Before-and-after subject line rewrites
Here is where this gets more useful. Let’s take the sort of subject lines smaller creators often write and sharpen them.
| Weak version | Stronger version | Why it works better |
|---|---|---|
| A few thoughts on email | Why useful emails still get ignored | Adds tension and a real problem |
| Newsletter tips | 3 newsletter subject line fixes that get more opens | Makes the payoff clear |
| Something I have noticed | The subject line habit making your emails easier to skip | More specific and more relevant |
| This might help | How to write subject lines without sounding spammy | States the value plainly |
| Quick update | A small change I made to improve newsletter opens | Turns a bland label into a reason to care |
You do not need every subject line to sparkle. You do need it to give the reader a fair reason to click.
For more practical examples, it is worth pairing this article with best newsletter subject lines ideas and examples for creators and newsletter subject lines open rate hooks examples creators can adapt fast.
Good subject line examples for creators with small audiences
Here are example subject lines grouped by use case.

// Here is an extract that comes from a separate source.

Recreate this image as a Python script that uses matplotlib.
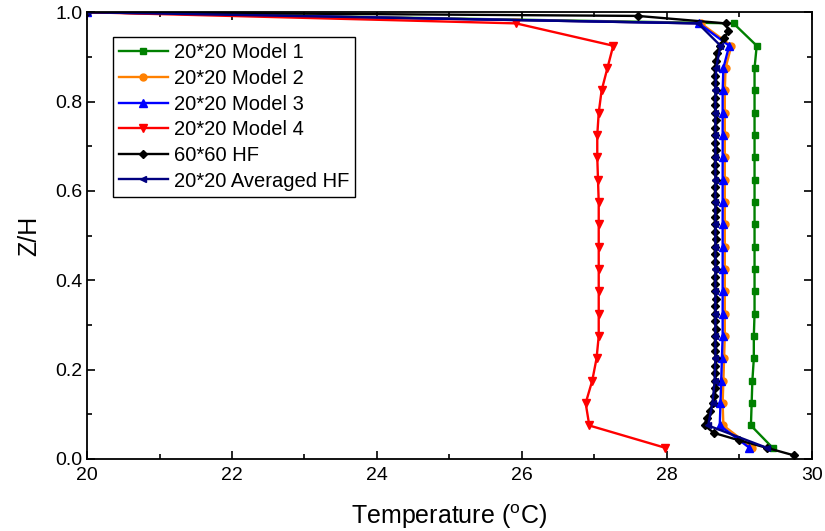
import numpy as np
from matplotlib import pyplot as plt
from matplotlib.ticker import MultipleLocator

plt.rcParams['font.family'] = ['Liberation Sans', 'DejaVu Sans']
plt.rcParams['mathtext.fontset'] = 'custom'
plt.rcParams['mathtext.rm'] = 'Liberation Sans'

# 20*20 grids: cell centres plus the top wall
z20 = [0.025, 0.075, 0.125, 0.175, 0.225, 0.275, 0.325, 0.375, 0.425, 0.475,
       0.525, 0.575, 0.625, 0.675, 0.725, 0.775, 0.825, 0.875, 0.925, 0.975, 1.0]

t_model1 = [29.46, 29.16, 29.17, 29.18, 29.20, 29.20, 29.21, 29.21, 29.21, 29.21,
            29.21, 29.21, 29.21, 29.21, 29.21, 29.21, 29.21, 29.21, 29.24, 28.92, 20.0]
t_model2 = [29.18, 28.78, 28.77, 28.78, 28.79, 28.80, 28.80, 28.80, 28.80, 28.80,
            28.80, 28.80, 28.80, 28.80, 28.80, 28.80, 28.80, 28.81, 28.89, 28.47, 20.0]
t_model3 = [29.14, 28.73, 28.74, 28.75, 28.76, 28.77, 28.77, 28.77, 28.77, 28.77,
            28.77, 28.77, 28.77, 28.77, 28.77, 28.77, 28.77, 28.78, 28.86, 28.44, 20.0]
t_model4 = [27.98, 26.93, 26.88, 26.97, 27.03, 27.06, 27.06, 27.06, 27.06, 27.06,
            27.06, 27.06, 27.05, 27.04, 27.04, 27.06, 27.10, 27.18, 27.26, 25.92, 20.0]
t_avg_hf = [29.38, 28.57, 28.63, 28.66, 28.67, 28.67, 28.67, 28.67, 28.67, 28.67,
            28.67, 28.67, 28.67, 28.67, 28.67, 28.67, 28.67, 28.68, 28.74, 28.43, 20.0]

# 60*60 grid
z60 = [0.0083, 0.0250, 0.0417, 0.0583, 0.0750, 0.0917, 0.1083, 0.1250, 0.1417, 0.1583,
       0.1750, 0.1917, 0.2083, 0.2250, 0.2417, 0.2583, 0.2750, 0.2917, 0.3083, 0.3250,
       0.3417, 0.3583, 0.3750, 0.3917, 0.4083, 0.4250, 0.4417, 0.4583, 0.4750, 0.4917,
       0.5083, 0.5250, 0.5417, 0.5583, 0.5750, 0.5917, 0.6083, 0.6250, 0.6417, 0.6583,
       0.6750, 0.6917, 0.7083, 0.7250, 0.7417, 0.7583, 0.7750, 0.7917, 0.8083, 0.8250,
       0.8417, 0.8583, 0.8750, 0.8917, 0.9083, 0.9250, 0.9417, 0.9583, 0.9750, 0.9917, 1.0]
t_hf60 = [29.75, 29.38, 29.00, 28.65, 28.52, 28.55, 28.60, 28.63, 28.65, 28.66,
          28.67, 28.66, 28.67, 28.68, 28.67, 28.66, 28.67, 28.68, 28.67, 28.66,
          28.67, 28.68, 28.67, 28.66, 28.67, 28.68, 28.67, 28.66, 28.67, 28.68,
          28.67, 28.66, 28.67, 28.68, 28.67, 28.66, 28.67, 28.68, 28.67, 28.66,
          28.67, 28.68, 28.67, 28.66, 28.67, 28.68, 28.67, 28.66, 28.67, 28.68,
          28.67, 28.66, 28.67, 28.68, 28.69, 28.73, 28.79, 28.85, 28.81, 27.60, 20.0]

fig = plt.figure(figsize=(8.25, 5.31), dpi=100)
ax = fig.add_axes([0.1055, 0.1356, 0.8785, 0.8414])

ax.plot(t_model1, z20, color='#008000', marker='s', ms=5, lw=1.7, label='20*20 Model 1')
ax.plot(t_model2, z20, color='#FF8000', marker='o', ms=5, lw=1.7, label='20*20 Model 2')
ax.plot(t_model3, z20, color='#0000FF', marker='^', ms=6, lw=1.7, label='20*20 Model 3')
ax.plot(t_model4, z20, color='#FF0000', marker='v', ms=6, lw=1.7, label='20*20 Model 4')
ax.plot(t_hf60, z60, color='black', marker='D', ms=4.5, lw=1.7, label='60*60 HF')
ax.plot(t_avg_hf, z20, color='#000080', marker='<', ms=5, lw=1.7, label='20*20 Averaged HF')

ax.set_xlim(20, 30)
ax.set_ylim(0, 1.0)
ax.xaxis.set_major_locator(MultipleLocator(2))
ax.xaxis.set_minor_locator(MultipleLocator(1))
ax.yaxis.set_major_locator(MultipleLocator(0.2))
ax.yaxis.set_minor_locator(MultipleLocator(0.1))
ax.tick_params(which='both', direction='in', top=True, right=True, width=1.2, labelsize=14)
ax.tick_params(which='major', length=6)
ax.tick_params(which='minor', length=3.5)
ax.tick_params(axis='x', pad=6)
for s in ax.spines.values():
    s.set_linewidth(1.3)

ax.set_xlabel('Temperature ($\\mathregular{^{o}}$C)', fontsize=18, labelpad=13)
ax.set_ylabel('Z/H', fontsize=18, labelpad=10)

leg = ax.legend(loc='upper left', bbox_to_anchor=(0.036, 0.944), fontsize=14.5,
                frameon=True, fancybox=False, framealpha=1, edgecolor='black',
                numpoints=1, handlelength=2.4, borderpad=0.3, labelspacing=0.33,
                handletextpad=0.3, borderaxespad=0)
leg.get_frame().set_linewidth(1.0)

fig.savefig('out.png', dpi=100)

For teaching something practical
- How to make your newsletter easier to open
- 3 subject line upgrades for small creators
- A better way to write email hooks
- How to sound more specific in your emails
- The easiest fix for weak newsletter opens
For sharing an opinion or insight
- Most email subject lines are too careful
- Why “curiosity” often makes newsletters worse
- Useful newsletters do not need fake urgency
- The problem with overly clever subject lines
- Stop trying to sound like a big media brand
For sending a story with a lesson
- The email subject line I should have fixed sooner
- What a flat open rate taught me
- A small inbox lesson from a mediocre send
- I changed one line and the email worked better
- The problem was not the email. It was this
For promoting a resource softly
- A simpler way to write better subject lines
- Steal these newsletter subject line templates
- My go-to subject line framework for busy weeks
- If subject lines slow you down, use this
- A practical guide to stronger newsletter opens
If you want more frameworks and repeatable patterns, see simple newsletter subject lines curiosity subject lines templates for busy creators and the broader newsletter subject lines guide for creators who want better results.

How long should your subject lines be?
There is no sacred number. Ignore anyone pretending there is one perfect character count for all emails forever.
For small creators, shorter often helps because it forces clarity. But short is not automatically better. “Quick thought” is short and terrible. “Why useful newsletters get skipped” is also fairly short and much better.
A practical rule: try to keep the core idea visible and readable on mobile, but prioritize meaning over obsessive trimming. If cutting three words makes the subject line vague, keep the words.
Should you use the subscriber’s name, emojis, or brackets?
Sometimes. Calm down.
Personalization can help if it feels natural and your list data is clean. Emojis can help if they fit your tone and are not doing the heavy lifting. Brackets can help label format or intent.
Examples:
- [Weekly fix]
- [Case study]
- [Quick question]
Those devices are helpers, not substitutes for clarity. If the core idea is weak, a bracket or emoji will not save it.